The Rise of Conservatism in Fashion

 Why the mini skirt falls shorter than its hemline






In a technologically developing world, it’s become difficult to avoid the never-ending cyclone of trends. And with that, the terms and labels promoting them. The trad-wife, trophy-wife, sugar baby and so on. I think within this context, the most surprising to me would have to be the ‘stay at home girlfriend’. A term previously pegged to the wife, now introduced to younger women and girls as an aesthetic. With day in the life videos, glamourising the low difficulty lifestyle of looking after their boyfriend. 


I think it’s safe to say we’re fast approaching a return to a conservative priority within our lives — with women at the epicentre. From having prided ourselves on the awareness we had begun to demonstrate towards advancing women’s freedoms, from flappers in the 20s, to fourth wave feminists. Have we now fallen short? 


If we take our first example of flapper girls in the 20s, characterised by short hair, short skirts, and a shorter tolerance for men. They thrived under the Economic Boom of the decade. However after marriage, many took up more traditional roles within the patriarchal limit, arguably restricting female advancement. 


However not only restricted by marriage, other factors such as the Great Depression caused a direct impact on conservatism within fashion — as Britain saw longer skirts and more modest design choices. 


The skirt length for example, following the “hemline index” which theorises that when economically prosperous, the skirt lengths in a country shorten, but whilst in an economic recession, they lengthen. As one of the nations worst secondly impacted by the Wall Street Crash, Britain turned to more conservative dress. As people had to return to work, now opting for more practical attire. However as a country becomes economically prosperous, people have more disposable income. Therefore having more money to spend, and going out more. Calling for more outfits for more occasions. 


The response to the rise in conservatism in the 30s was partially masked as a glamourisation and romanticism of femininity. Where elegance was marked in longer, more modest silhouettes — promoted by stars such as Jean Harlow. But as femininity was emphasised, so were traditional gender roles.


So if we consider this economic input, can we say that the same is happening now? 
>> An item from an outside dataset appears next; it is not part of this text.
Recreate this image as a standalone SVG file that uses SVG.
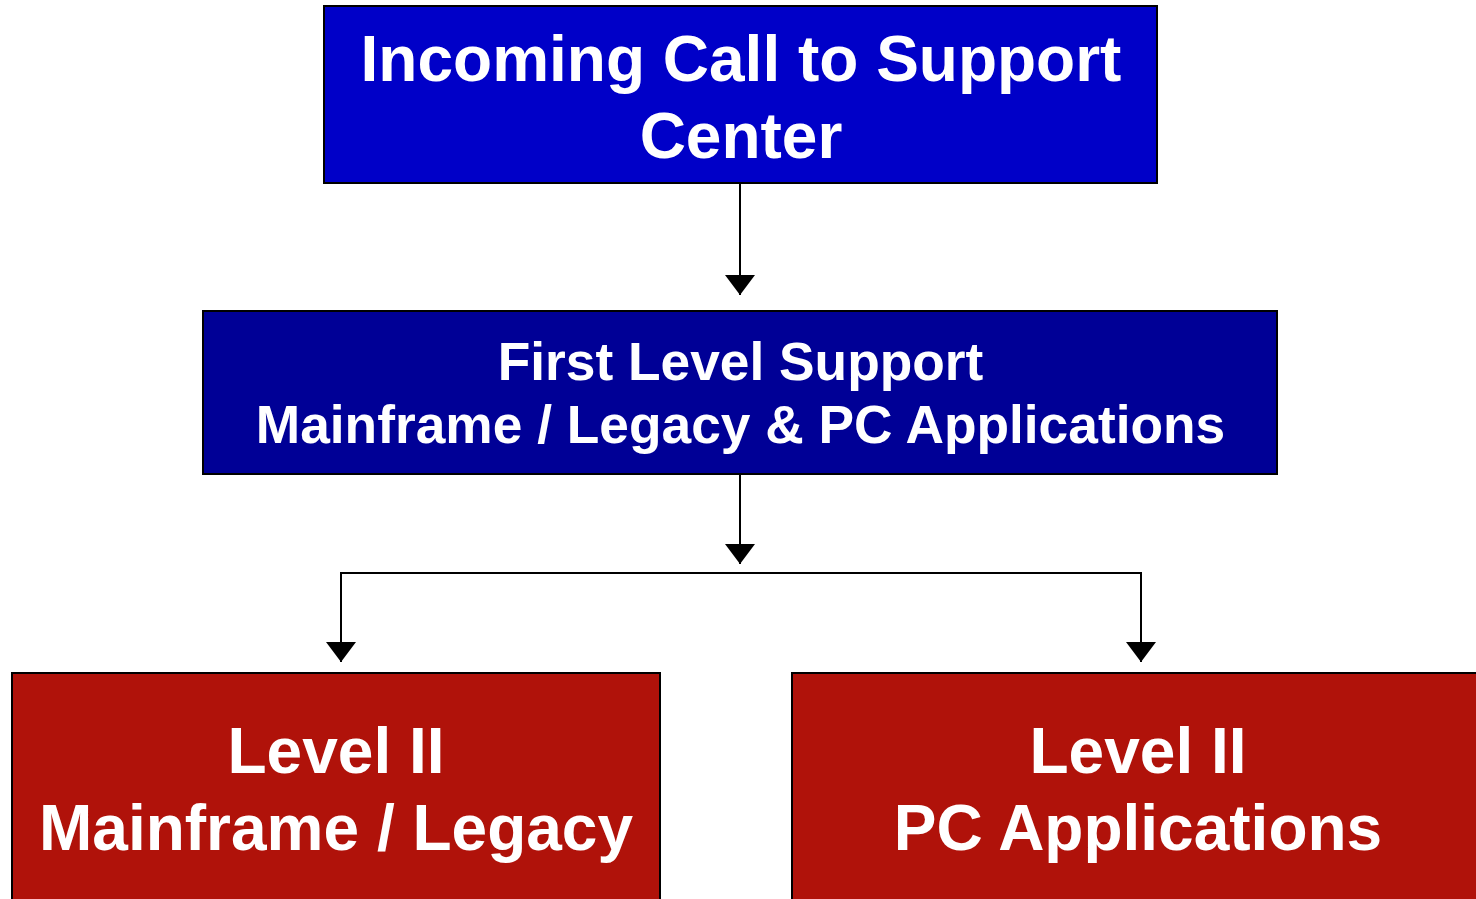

Although we have seen inflation and economic struggle in recent years, we have also seen ownership of wardrobes that quintuple those in the past. As well as a multitude of options to find cheaper clothing of high quality. From charity shops, to second hand online stores — therefore not requiring us to dress as victims of economic depravity. So why do we still do it? 


Perhaps we share the same desire of returning to traditional roles, following the shifted role of women in the 2000s, with changes in fashion and culture reflecting this: again, shorter skirts, bolder hair. The feminist movement has developed at an increasingly rapid rate from the growth of the media. And perhaps we’ve exhausted the options to fashionably show this resistance, instead now settling back into the system many fought so hard to distance themselves from. 


Overall, it is just down to personal preference. Women now in developed countries have the freedom to have control over what they wear: in some cases opting for modest, and in others not. 


I do think think it’s interesting to consider why we’re seeing the idea of conservatism promoted to us more, whether or not everyone is actively engaging in it — enough of us are for it to gain enough traction to turn trend.